[Task details]
Reproduce the listing below in full and without alteration, apart from its pictures.

[Material for this exercise]

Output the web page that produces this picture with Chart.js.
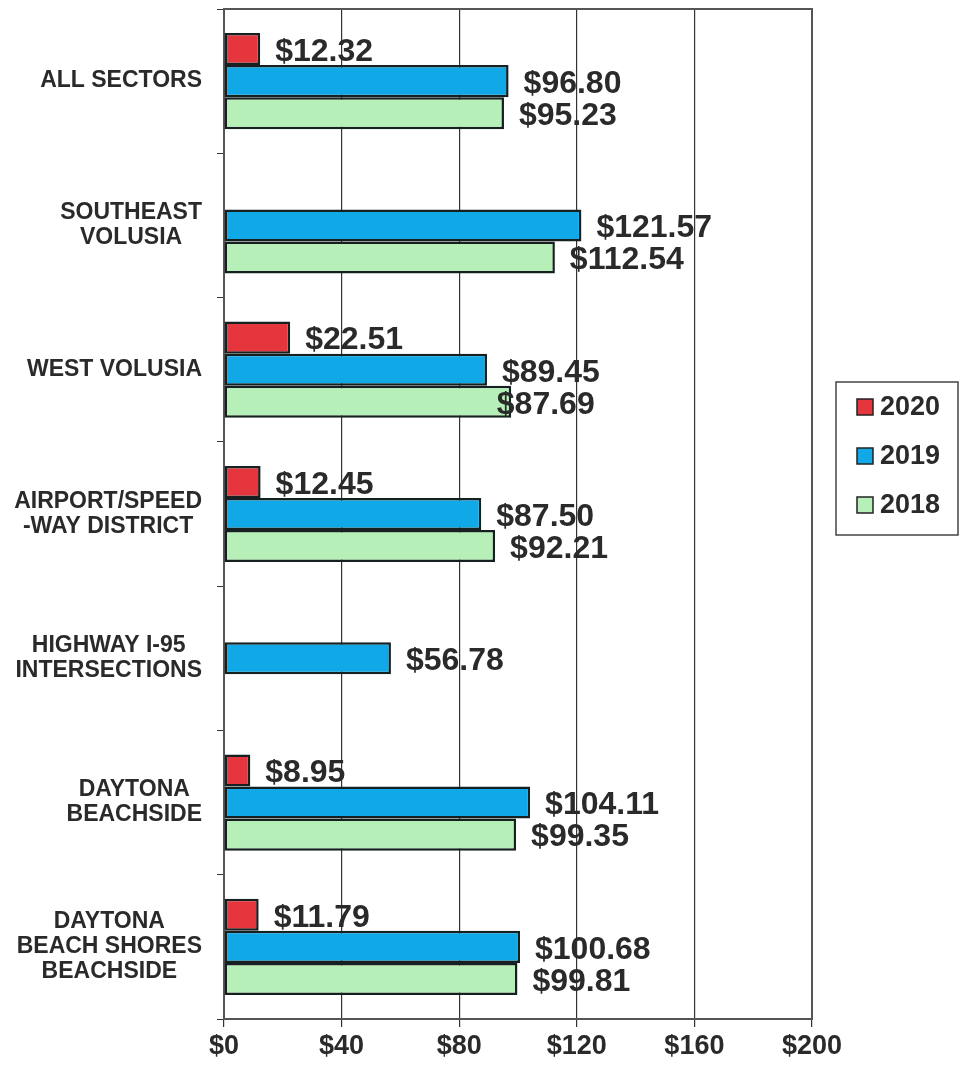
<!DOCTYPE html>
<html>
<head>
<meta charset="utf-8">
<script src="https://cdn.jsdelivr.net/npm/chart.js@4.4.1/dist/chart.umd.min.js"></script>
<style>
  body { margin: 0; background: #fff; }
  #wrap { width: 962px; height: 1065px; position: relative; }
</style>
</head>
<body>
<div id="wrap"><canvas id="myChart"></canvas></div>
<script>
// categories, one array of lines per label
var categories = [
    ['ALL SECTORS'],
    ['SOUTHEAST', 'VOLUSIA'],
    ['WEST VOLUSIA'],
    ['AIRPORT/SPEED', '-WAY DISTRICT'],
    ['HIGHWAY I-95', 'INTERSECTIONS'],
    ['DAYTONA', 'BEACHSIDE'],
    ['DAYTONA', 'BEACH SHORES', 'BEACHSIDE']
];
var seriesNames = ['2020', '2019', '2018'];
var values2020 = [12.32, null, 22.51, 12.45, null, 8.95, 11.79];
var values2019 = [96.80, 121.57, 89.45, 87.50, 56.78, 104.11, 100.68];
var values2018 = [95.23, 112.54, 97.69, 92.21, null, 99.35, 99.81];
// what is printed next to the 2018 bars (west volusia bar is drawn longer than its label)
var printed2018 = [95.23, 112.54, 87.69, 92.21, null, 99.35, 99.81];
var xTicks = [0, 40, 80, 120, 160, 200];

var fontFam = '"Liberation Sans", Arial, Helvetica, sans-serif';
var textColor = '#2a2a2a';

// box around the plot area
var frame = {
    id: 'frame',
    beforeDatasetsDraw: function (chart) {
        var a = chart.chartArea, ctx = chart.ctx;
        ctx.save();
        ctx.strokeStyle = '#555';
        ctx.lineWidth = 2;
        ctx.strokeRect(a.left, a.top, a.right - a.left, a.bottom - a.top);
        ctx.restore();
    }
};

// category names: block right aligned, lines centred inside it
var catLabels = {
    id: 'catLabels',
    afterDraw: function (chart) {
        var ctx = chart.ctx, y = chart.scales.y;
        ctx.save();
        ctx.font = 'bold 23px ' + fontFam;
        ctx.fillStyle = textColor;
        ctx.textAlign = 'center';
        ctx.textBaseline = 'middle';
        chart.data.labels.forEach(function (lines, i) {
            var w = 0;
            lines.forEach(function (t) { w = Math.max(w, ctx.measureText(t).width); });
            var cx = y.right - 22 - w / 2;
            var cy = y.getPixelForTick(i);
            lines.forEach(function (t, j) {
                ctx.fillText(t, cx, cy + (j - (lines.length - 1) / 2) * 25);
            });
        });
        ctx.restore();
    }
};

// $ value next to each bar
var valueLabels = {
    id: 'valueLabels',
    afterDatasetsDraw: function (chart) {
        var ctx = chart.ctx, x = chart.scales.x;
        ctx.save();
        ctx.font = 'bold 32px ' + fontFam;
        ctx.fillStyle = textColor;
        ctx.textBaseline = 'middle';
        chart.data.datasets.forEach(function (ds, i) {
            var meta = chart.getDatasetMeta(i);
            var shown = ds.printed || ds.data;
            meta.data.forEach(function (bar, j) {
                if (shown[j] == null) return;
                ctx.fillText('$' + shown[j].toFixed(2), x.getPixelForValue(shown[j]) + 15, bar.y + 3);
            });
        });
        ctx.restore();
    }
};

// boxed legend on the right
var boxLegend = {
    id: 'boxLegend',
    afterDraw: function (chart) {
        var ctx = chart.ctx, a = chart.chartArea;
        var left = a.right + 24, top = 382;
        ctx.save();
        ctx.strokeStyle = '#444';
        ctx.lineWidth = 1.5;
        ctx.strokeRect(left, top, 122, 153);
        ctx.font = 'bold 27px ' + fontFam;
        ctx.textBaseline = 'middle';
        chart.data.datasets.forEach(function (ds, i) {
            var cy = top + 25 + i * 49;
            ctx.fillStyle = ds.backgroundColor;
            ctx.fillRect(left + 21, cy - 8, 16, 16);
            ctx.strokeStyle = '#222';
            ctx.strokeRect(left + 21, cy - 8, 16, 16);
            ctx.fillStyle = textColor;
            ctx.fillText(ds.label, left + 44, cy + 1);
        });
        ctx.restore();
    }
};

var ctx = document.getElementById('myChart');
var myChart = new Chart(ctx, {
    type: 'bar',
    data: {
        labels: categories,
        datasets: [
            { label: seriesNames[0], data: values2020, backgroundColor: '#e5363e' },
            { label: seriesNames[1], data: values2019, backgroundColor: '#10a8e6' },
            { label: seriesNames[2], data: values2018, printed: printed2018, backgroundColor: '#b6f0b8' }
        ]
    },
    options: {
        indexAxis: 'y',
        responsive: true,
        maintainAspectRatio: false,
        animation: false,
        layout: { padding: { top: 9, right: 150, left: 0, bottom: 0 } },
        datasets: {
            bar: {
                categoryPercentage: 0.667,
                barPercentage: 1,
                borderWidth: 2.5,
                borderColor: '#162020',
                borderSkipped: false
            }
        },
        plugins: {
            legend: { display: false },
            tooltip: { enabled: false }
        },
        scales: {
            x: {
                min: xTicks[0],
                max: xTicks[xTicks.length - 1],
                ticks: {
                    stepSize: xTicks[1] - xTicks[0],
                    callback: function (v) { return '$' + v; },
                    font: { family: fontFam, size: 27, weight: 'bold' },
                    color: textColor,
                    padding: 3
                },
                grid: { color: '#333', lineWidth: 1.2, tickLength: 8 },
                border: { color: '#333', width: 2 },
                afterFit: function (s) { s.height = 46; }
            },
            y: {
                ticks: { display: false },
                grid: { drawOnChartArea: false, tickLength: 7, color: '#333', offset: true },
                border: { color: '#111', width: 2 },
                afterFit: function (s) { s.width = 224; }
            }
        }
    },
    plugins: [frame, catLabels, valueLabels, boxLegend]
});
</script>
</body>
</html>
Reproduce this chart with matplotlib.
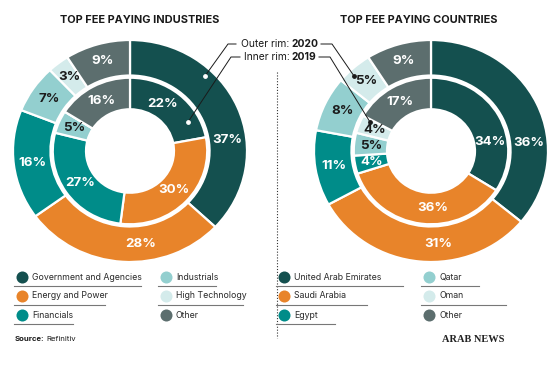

[Solution for this task]
Output the web page that produces this picture with Chart.js.
<!DOCTYPE html>
<html>
<head>
<meta charset="utf-8">
<script src="https://cdn.jsdelivr.net/npm/chart.js@4.4.1/dist/chart.umd.min.js"></script>
<style>
  body { margin: 0; background: #fff; }
  #wrap { width: 962px; height: 1065px; position: relative; }
</style>
</head>
<body>
<div id="wrap"><canvas id="myChart"></canvas></div>
<script>
// categories, one array of lines per label
var categories = [
    ['ALL SECTORS'],
    ['SOUTHEAST', 'VOLUSIA'],
    ['WEST VOLUSIA'],
    ['AIRPORT/SPEED', '-WAY DISTRICT'],
    ['HIGHWAY I-95', 'INTERSECTIONS'],
    ['DAYTONA', 'BEACHSIDE'],
    ['DAYTONA', 'BEACH SHORES', 'BEACHSIDE']
];
var seriesNames = ['2020', '2019', '2018'];
var values2020 = [12.32, null, 22.51, 12.45, null, 8.95, 11.79];
var values2019 = [96.80, 121.57, 89.45, 87.50, 56.78, 104.11, 100.68];
var values2018 = [95.23, 112.54, 97.69, 92.21, null, 99.35, 99.81];
// what is printed next to the 2018 bars (west volusia bar is drawn longer than its label)
var printed2018 = [95.23, 112.54, 87.69, 92.21, null, 99.35, 99.81];
var xTicks = [0, 40, 80, 120, 160, 200];

var fontFam = '"Liberation Sans", Arial, Helvetica, sans-serif';
var textColor = '#2a2a2a';

// box around the plot area
var frame = {
    id: 'frame',
    beforeDatasetsDraw: function (chart) {
        var a = chart.chartArea, ctx = chart.ctx;
        ctx.save();
        ctx.strokeStyle = '#555';
        ctx.lineWidth = 2;
        ctx.strokeRect(a.left, a.top, a.right - a.left, a.bottom - a.top);
        ctx.restore();
    }
};

// category names: block right aligned, lines centred inside it
var catLabels = {
    id: 'catLabels',
    afterDraw: function (chart) {
        var ctx = chart.ctx, y = chart.scales.y;
        ctx.save();
        ctx.font = 'bold 23px ' + fontFam;
        ctx.fillStyle = textColor;
        ctx.textAlign = 'center';
        ctx.textBaseline = 'middle';
        chart.data.labels.forEach(function (lines, i) {
            var w = 0;
            lines.forEach(function (t) { w = Math.max(w, ctx.measureText(t).width); });
            var cx = y.right - 22 - w / 2;
            var cy = y.getPixelForTick(i);
            lines.forEach(function (t, j) {
                ctx.fillText(t, cx, cy + (j - (lines.length - 1) / 2) * 25);
            });
        });
        ctx.restore();
    }
};

// $ value next to each bar
var valueLabels = {
    id: 'valueLabels',
    afterDatasetsDraw: function (chart) {
        var ctx = chart.ctx, x = chart.scales.x;
        ctx.save();
        ctx.font = 'bold 32px ' + fontFam;
        ctx.fillStyle = textColor;
        ctx.textBaseline = 'middle';
        chart.data.datasets.forEach(function (ds, i) {
            var meta = chart.getDatasetMeta(i);
            var shown = ds.printed || ds.data;
            meta.data.forEach(function (bar, j) {
                if (shown[j] == null) return;
                ctx.fillText('$' + shown[j].toFixed(2), x.getPixelForValue(shown[j]) + 15, bar.y + 3);
            });
        });
        ctx.restore();
    }
};

// boxed legend on the right
var boxLegend = {
    id: 'boxLegend',
    afterDraw: function (chart) {
        var ctx = chart.ctx, a = chart.chartArea;
        var left = a.right + 24, top = 382;
        ctx.save();
        ctx.strokeStyle = '#444';
        ctx.lineWidth = 1.5;
        ctx.strokeRect(left, top, 122, 153);
        ctx.font = 'bold 27px ' + fontFam;
        ctx.textBaseline = 'middle';
        chart.data.datasets.forEach(function (ds, i) {
            var cy = top + 25 + i * 49;
            ctx.fillStyle = ds.backgroundColor;
            ctx.fillRect(left + 21, cy - 8, 16, 16);
            ctx.strokeStyle = '#222';
            ctx.strokeRect(left + 21, cy - 8, 16, 16);
            ctx.fillStyle = textColor;
            ctx.fillText(ds.label, left + 44, cy + 1);
        });
        ctx.restore();
    }
};

var ctx = document.getElementById('myChart');
var myChart = new Chart(ctx, {
    type: 'bar',
    data: {
        labels: categories,
        datasets: [
            { label: seriesNames[0], data: values2020, backgroundColor: '#e5363e' },
            { label: seriesNames[1], data: values2019, backgroundColor: '#10a8e6' },
            { label: seriesNames[2], data: values2018, printed: printed2018, backgroundColor: '#b6f0b8' }
        ]
    },
    options: {
        indexAxis: 'y',
        responsive: true,
        maintainAspectRatio: false,
        animation: false,
        layout: { padding: { top: 9, right: 150, left: 0, bottom: 0 } },
        datasets: {
            bar: {
                categoryPercentage: 0.667,
                barPercentage: 1,
                borderWidth: 2.5,
                borderColor: '#162020',
                borderSkipped: false
            }
        },
        plugins: {
            legend: { display: false },
            tooltip: { enabled: false }
        },
        scales: {
            x: {
                min: xTicks[0],
                max: xTicks[xTicks.length - 1],
                ticks: {
                    stepSize: xTicks[1] - xTicks[0],
                    callback: function (v) { return '$' + v; },
                    font: { family: fontFam, size: 27, weight: 'bold' },
                    color: textColor,
                    padding: 3
                },
                grid: { color: '#333', lineWidth: 1.2, tickLength: 8 },
                border: { color: '#333', width: 2 },
                afterFit: function (s) { s.height = 46; }
            },
            y: {
                ticks: { display: false },
                grid: { drawOnChartArea: false, tickLength: 7, color: '#333', offset: true },
                border: { color: '#111', width: 2 },
                afterFit: function (s) { s.width = 224; }
            }
        }
    },
    plugins: [frame, catLabels, valueLabels, boxLegend]
});
</script>
</body>
</html>
Reproduce this chart with matplotlib.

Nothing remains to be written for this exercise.